The Strand: the most expensive residential property in the United States
by Tony Cordi
There is nothing quite like The Strand anywhere else. Bryn Stroyke of Stroyke properties sums it up nicely when he says, “Our small, private, beaches are the best beaches in Los Angeles.” He adds, “They are local, pristine and have great central downtowns.”
However, with fewer than 450 homes on The Strand, the demand for the homes greatly outstrips the supply. This fact is reflected in astonishingly high prices. In fact, the single family land value per square foot exceeds that of any other location in the country.
This supply of coveted homes is further constrained by the fact that the turnover rate for Strand homes is below two percent, with fewer than 40 closed sales in Hermosa Beach and Manhattan Beach combined over the past five years. National Association of Realtors data reveals that the current national turnover rate is seven percent. People who buy on The Strand tend to stay put.
Manhattan and Hermosa have median sales prices higher than over 99 percent of the zip codes in the country. Forbes annual study of median home prices in 2016 for the 29,500 zip codes covering 95 percent of the total population had Manhattan Beach at number 74. Hermosa came in at number 119, with a median price 21 percent below that of Manhattan.
The numbers for Manhattan or Hermosa would skew considerably higher if the Strand homes were isolated in the Forbes study. Newly remodeled Strand homes sell now for over $14 million in both cities and it is becoming increasingly difficult to find anything below $7 million. Interestingly, for the typical lot size in Manhattan, this translates to between $100 million and $200 million per acre.
To put this in perspective, the land cost for a square, 15-foot wide deck or a carport would be well over $500,000, which happens to be double the median sale price for an existing home in the country.
Last year, the most expensive home sale in the nation on the public record was $45 million for a waterfront home with 1.6 acres on prestigious La Gorce Island in Miami, though there were rumored private sales of over $100 million. The record for the most money paid for a home in the U.S. stands at about $150 million in East Hampton, New York, sitting on 18 acres. Scaling these properties to a value per acre yields $4 million and just over $8 million, respectively. The story plays out similarly in all of the exclusive communities across the country.

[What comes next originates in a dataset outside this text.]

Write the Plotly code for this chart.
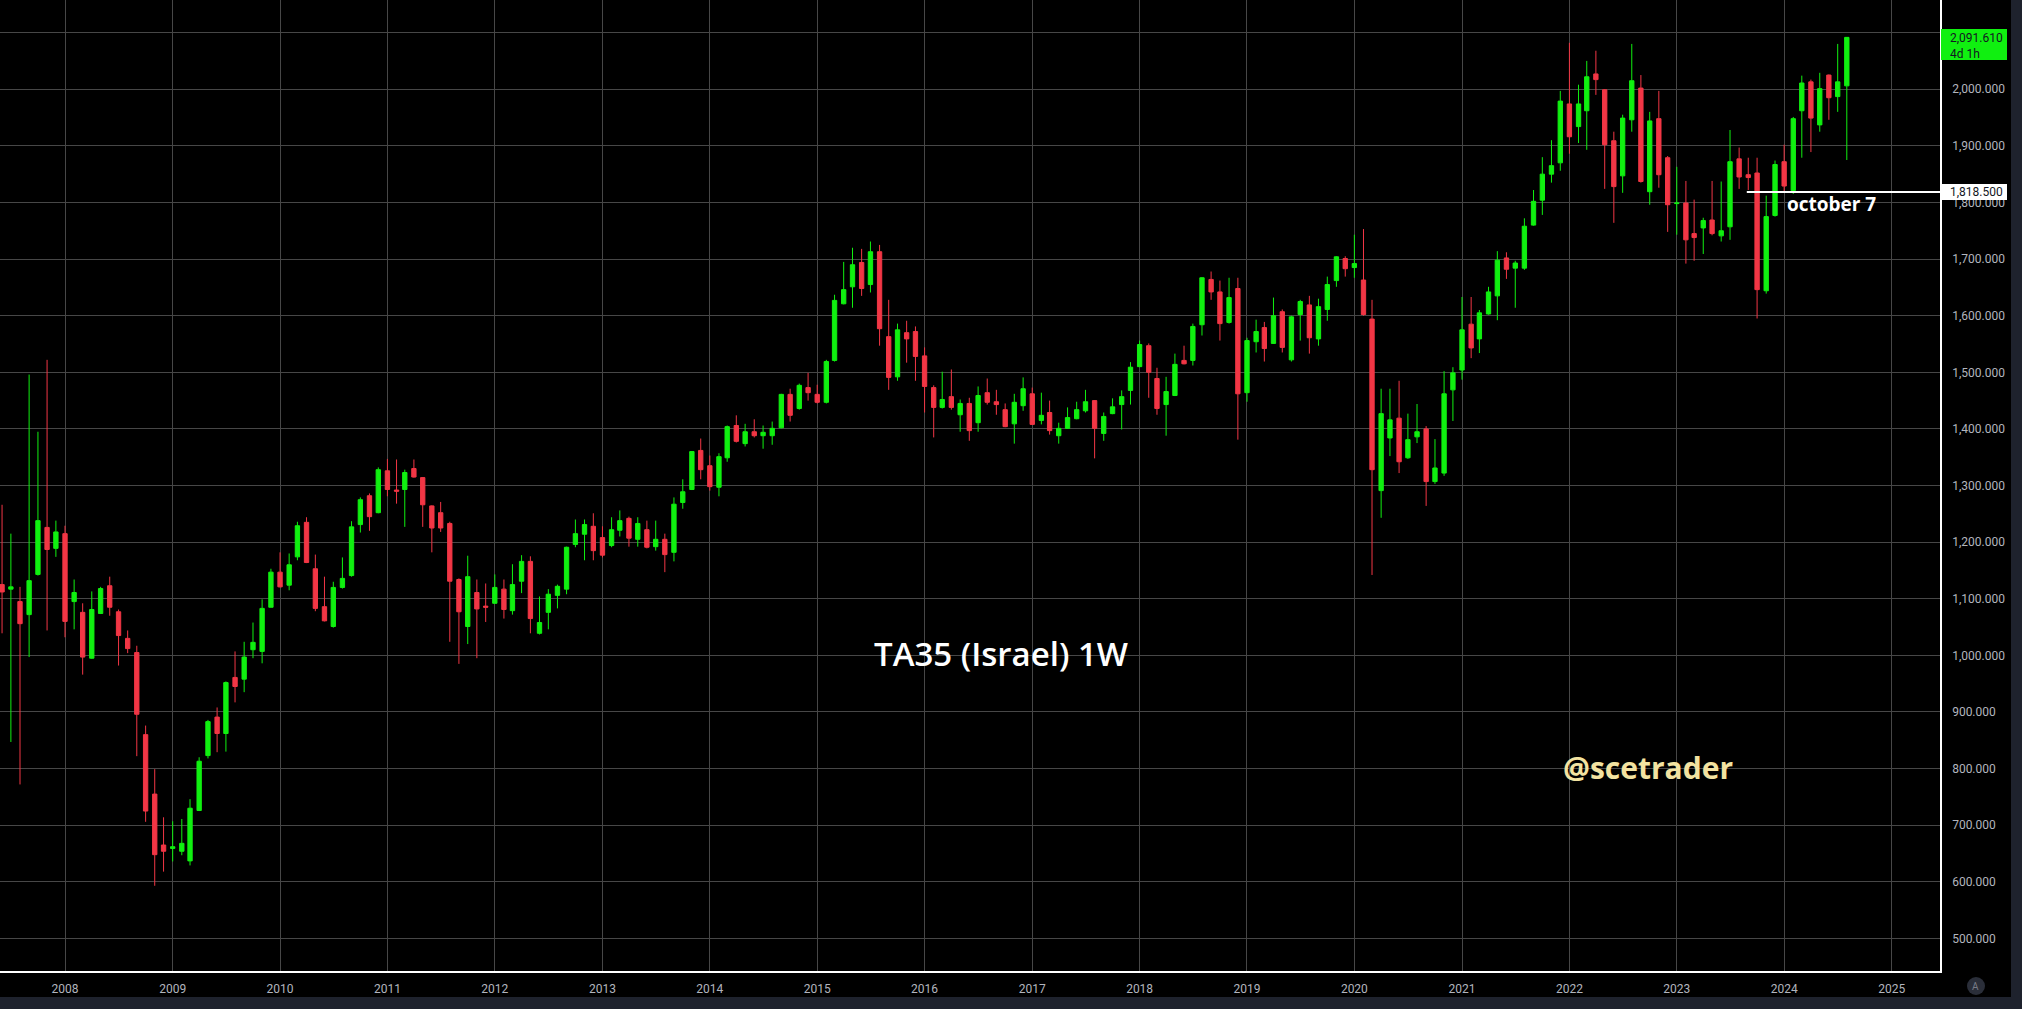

The increase in Strand property values no doubt has an impact on prices across the beach communities, which leads to higher property tax revenues for the cities. Property tax revenue for Manhattan Beach was slightly over $20 million in their 2012-2013 general budget and has climbed to $27.8 million for this fiscal year.
Stroyke had a quick response when asked if there is a limit to how high Strand property values might go. He shared the story of how his Realtor parents were the first family to pay $300,000 for a Strand home in Hermosa, many years ago. If asked then if they could see prices ever reaching $1 million or even $2 million one day, they no doubt would have responded positively. However, if asked if $10 million was a possibility they would have thought it absolutely crazy. “It’s impossible when in the moment to conceive of how high values will climb over time,” he said.